▸ To be done
Leave the pictures out, and retype all of the material exactly as written.

** Start Data lines **

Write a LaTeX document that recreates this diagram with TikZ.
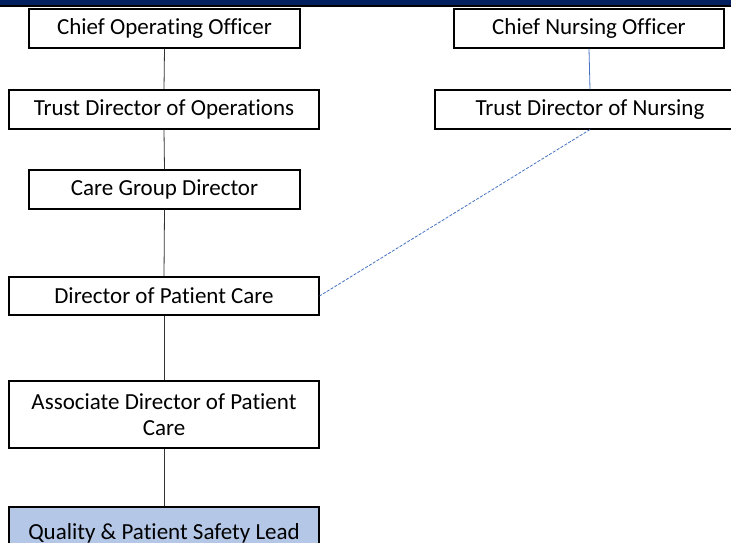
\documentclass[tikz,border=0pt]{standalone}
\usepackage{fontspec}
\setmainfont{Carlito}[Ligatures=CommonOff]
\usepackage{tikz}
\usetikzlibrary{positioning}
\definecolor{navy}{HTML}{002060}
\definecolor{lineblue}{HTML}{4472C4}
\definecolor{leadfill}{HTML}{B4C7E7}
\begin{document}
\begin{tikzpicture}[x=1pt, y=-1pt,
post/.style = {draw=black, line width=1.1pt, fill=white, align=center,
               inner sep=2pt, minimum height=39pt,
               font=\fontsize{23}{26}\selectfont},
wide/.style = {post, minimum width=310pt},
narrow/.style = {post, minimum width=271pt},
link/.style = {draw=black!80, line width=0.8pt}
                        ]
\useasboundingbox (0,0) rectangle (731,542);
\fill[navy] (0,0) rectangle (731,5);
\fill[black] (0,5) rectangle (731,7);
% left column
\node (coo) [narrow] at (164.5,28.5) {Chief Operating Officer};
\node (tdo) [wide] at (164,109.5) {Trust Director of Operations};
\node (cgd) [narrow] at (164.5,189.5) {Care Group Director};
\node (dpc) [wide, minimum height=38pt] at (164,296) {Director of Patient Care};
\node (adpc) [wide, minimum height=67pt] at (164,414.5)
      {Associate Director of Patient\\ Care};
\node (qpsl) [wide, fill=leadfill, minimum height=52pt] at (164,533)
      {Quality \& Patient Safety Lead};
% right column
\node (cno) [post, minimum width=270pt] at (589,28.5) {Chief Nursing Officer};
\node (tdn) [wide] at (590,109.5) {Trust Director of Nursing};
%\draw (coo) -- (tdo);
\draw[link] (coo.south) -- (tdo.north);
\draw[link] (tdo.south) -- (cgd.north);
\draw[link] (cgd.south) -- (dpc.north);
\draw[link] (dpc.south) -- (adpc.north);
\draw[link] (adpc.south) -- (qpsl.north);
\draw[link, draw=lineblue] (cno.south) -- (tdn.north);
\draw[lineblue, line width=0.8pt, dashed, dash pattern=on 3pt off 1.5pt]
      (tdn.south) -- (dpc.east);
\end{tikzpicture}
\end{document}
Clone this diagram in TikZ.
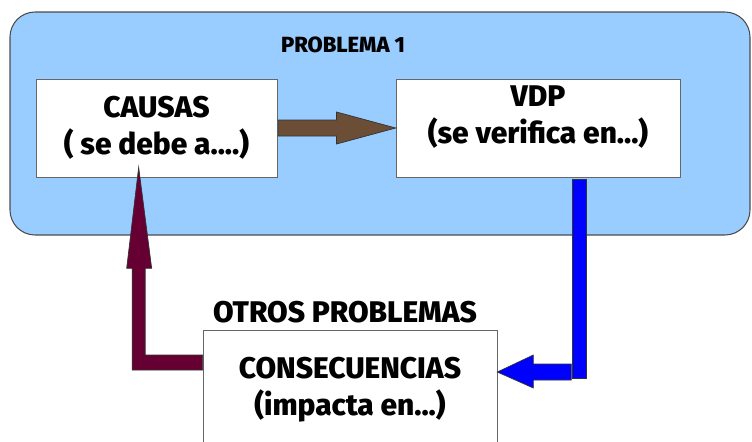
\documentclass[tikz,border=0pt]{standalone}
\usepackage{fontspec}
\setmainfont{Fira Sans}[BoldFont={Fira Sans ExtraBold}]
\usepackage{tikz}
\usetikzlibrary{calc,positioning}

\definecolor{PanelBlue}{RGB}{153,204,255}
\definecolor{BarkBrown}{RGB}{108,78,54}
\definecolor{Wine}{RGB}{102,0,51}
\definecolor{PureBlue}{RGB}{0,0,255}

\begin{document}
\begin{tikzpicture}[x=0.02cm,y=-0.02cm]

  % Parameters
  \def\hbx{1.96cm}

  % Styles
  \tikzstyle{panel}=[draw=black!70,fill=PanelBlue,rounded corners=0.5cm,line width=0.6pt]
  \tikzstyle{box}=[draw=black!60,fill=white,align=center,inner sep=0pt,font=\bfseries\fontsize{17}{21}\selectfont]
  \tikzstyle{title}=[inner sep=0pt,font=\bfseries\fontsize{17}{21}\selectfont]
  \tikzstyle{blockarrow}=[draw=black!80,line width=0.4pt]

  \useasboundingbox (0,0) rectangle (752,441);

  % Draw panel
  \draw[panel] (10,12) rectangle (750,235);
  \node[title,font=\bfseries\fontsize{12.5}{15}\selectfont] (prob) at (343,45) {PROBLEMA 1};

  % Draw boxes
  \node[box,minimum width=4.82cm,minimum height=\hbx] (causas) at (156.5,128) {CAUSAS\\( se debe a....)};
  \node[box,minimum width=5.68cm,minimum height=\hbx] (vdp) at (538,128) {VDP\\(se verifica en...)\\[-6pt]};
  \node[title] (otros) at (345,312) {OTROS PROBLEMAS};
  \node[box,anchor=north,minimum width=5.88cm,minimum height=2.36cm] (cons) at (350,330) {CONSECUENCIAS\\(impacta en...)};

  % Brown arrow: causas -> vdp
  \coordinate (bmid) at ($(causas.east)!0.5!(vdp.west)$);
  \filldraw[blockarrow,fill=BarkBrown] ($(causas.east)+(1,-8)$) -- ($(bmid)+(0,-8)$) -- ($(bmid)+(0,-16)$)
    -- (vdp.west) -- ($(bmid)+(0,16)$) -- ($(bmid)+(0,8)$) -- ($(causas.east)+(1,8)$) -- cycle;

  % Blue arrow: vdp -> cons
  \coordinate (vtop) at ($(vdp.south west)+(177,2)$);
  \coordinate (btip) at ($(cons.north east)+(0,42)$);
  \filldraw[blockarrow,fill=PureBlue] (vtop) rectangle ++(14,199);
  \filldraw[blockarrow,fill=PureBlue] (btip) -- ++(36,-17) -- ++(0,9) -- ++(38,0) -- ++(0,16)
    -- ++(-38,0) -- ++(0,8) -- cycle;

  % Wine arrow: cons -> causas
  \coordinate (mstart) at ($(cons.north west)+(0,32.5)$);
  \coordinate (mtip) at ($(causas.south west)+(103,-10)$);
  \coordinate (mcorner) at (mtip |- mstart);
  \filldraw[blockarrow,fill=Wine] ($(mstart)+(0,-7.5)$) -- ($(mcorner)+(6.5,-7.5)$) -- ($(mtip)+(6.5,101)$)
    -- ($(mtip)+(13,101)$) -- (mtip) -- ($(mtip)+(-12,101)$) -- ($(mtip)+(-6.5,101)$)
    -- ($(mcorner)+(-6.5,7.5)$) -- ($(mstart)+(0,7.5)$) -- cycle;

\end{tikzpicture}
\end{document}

** End Data lines **

▸ Complete output
Write a LaTeX document that recreates this diagram with TikZ.
\documentclass[tikz,border=0pt]{standalone}
\usepackage{fontspec}
\setmainfont{Carlito}[Ligatures=CommonOff]
\usepackage{tikz}
\usetikzlibrary{positioning}
\definecolor{navy}{HTML}{002060}
\definecolor{lineblue}{HTML}{4472C4}
\definecolor{leadfill}{HTML}{B4C7E7}
\begin{document}
\begin{tikzpicture}[x=1pt, y=-1pt,
post/.style = {draw=black, line width=1.1pt, fill=white, align=center,
               inner sep=2pt, minimum height=39pt,
               font=\fontsize{23}{26}\selectfont},
wide/.style = {post, minimum width=310pt},
narrow/.style = {post, minimum width=271pt},
link/.style = {draw=black!80, line width=0.8pt}
                        ]
\useasboundingbox (0,0) rectangle (731,542);
\fill[navy] (0,0) rectangle (731,5);
\fill[black] (0,5) rectangle (731,7);
% left column
\node (coo) [narrow] at (164.5,28.5) {Chief Operating Officer};
\node (tdo) [wide] at (164,109.5) {Trust Director of Operations};
\node (cgd) [narrow] at (164.5,189.5) {Care Group Director};
\node (dpc) [wide, minimum height=38pt] at (164,296) {Director of Patient Care};
\node (adpc) [wide, minimum height=67pt] at (164,414.5)
      {Associate Director of Patient\\ Care};
\node (qpsl) [wide, fill=leadfill, minimum height=52pt] at (164,533)
      {Quality \& Patient Safety Lead};
% right column
\node (cno) [post, minimum width=270pt] at (589,28.5) {Chief Nursing Officer};
\node (tdn) [wide] at (590,109.5) {Trust Director of Nursing};
%\draw (coo) -- (tdo);
\draw[link] (coo.south) -- (tdo.north);
\draw[link] (tdo.south) -- (cgd.north);
\draw[link] (cgd.south) -- (dpc.north);
\draw[link] (dpc.south) -- (adpc.north);
\draw[link] (adpc.south) -- (qpsl.north);
\draw[link, draw=lineblue] (cno.south) -- (tdn.north);
\draw[lineblue, line width=0.8pt, dashed, dash pattern=on 3pt off 1.5pt]
      (tdn.south) -- (dpc.east);
\end{tikzpicture}
\end{document}
Clone this diagram in TikZ.
\documentclass[tikz,border=0pt]{standalone}
\usepackage{fontspec}
\setmainfont{Fira Sans}[BoldFont={Fira Sans ExtraBold}]
\usepackage{tikz}
\usetikzlibrary{calc,positioning}

\definecolor{PanelBlue}{RGB}{153,204,255}
\definecolor{BarkBrown}{RGB}{108,78,54}
\definecolor{Wine}{RGB}{102,0,51}
\definecolor{PureBlue}{RGB}{0,0,255}

\begin{document}
\begin{tikzpicture}[x=0.02cm,y=-0.02cm]

  % Parameters
  \def\hbx{1.96cm}

  % Styles
  \tikzstyle{panel}=[draw=black!70,fill=PanelBlue,rounded corners=0.5cm,line width=0.6pt]
  \tikzstyle{box}=[draw=black!60,fill=white,align=center,inner sep=0pt,font=\bfseries\fontsize{17}{21}\selectfont]
  \tikzstyle{title}=[inner sep=0pt,font=\bfseries\fontsize{17}{21}\selectfont]
  \tikzstyle{blockarrow}=[draw=black!80,line width=0.4pt]

  \useasboundingbox (0,0) rectangle (752,441);

  % Draw panel
  \draw[panel] (10,12) rectangle (750,235);
  \node[title,font=\bfseries\fontsize{12.5}{15}\selectfont] (prob) at (343,45) {PROBLEMA 1};

  % Draw boxes
  \node[box,minimum width=4.82cm,minimum height=\hbx] (causas) at (156.5,128) {CAUSAS\\( se debe a....)};
  \node[box,minimum width=5.68cm,minimum height=\hbx] (vdp) at (538,128) {VDP\\(se verifica en...)\\[-6pt]};
  \node[title] (otros) at (345,312) {OTROS PROBLEMAS};
  \node[box,anchor=north,minimum width=5.88cm,minimum height=2.36cm] (cons) at (350,330) {CONSECUENCIAS\\(impacta en...)};

  % Brown arrow: causas -> vdp
  \coordinate (bmid) at ($(causas.east)!0.5!(vdp.west)$);
  \filldraw[blockarrow,fill=BarkBrown] ($(causas.east)+(1,-8)$) -- ($(bmid)+(0,-8)$) -- ($(bmid)+(0,-16)$)
    -- (vdp.west) -- ($(bmid)+(0,16)$) -- ($(bmid)+(0,8)$) -- ($(causas.east)+(1,8)$) -- cycle;

  % Blue arrow: vdp -> cons
  \coordinate (vtop) at ($(vdp.south west)+(177,2)$);
  \coordinate (btip) at ($(cons.north east)+(0,42)$);
  \filldraw[blockarrow,fill=PureBlue] (vtop) rectangle ++(14,199);
  \filldraw[blockarrow,fill=PureBlue] (btip) -- ++(36,-17) -- ++(0,9) -- ++(38,0) -- ++(0,16)
    -- ++(-38,0) -- ++(0,8) -- cycle;

  % Wine arrow: cons -> causas
  \coordinate (mstart) at ($(cons.north west)+(0,32.5)$);
  \coordinate (mtip) at ($(causas.south west)+(103,-10)$);
  \coordinate (mcorner) at (mtip |- mstart);
  \filldraw[blockarrow,fill=Wine] ($(mstart)+(0,-7.5)$) -- ($(mcorner)+(6.5,-7.5)$) -- ($(mtip)+(6.5,101)$)
    -- ($(mtip)+(13,101)$) -- (mtip) -- ($(mtip)+(-12,101)$) -- ($(mtip)+(-6.5,101)$)
    -- ($(mcorner)+(-6.5,7.5)$) -- ($(mstart)+(0,7.5)$) -- cycle;

\end{tikzpicture}
\end{document}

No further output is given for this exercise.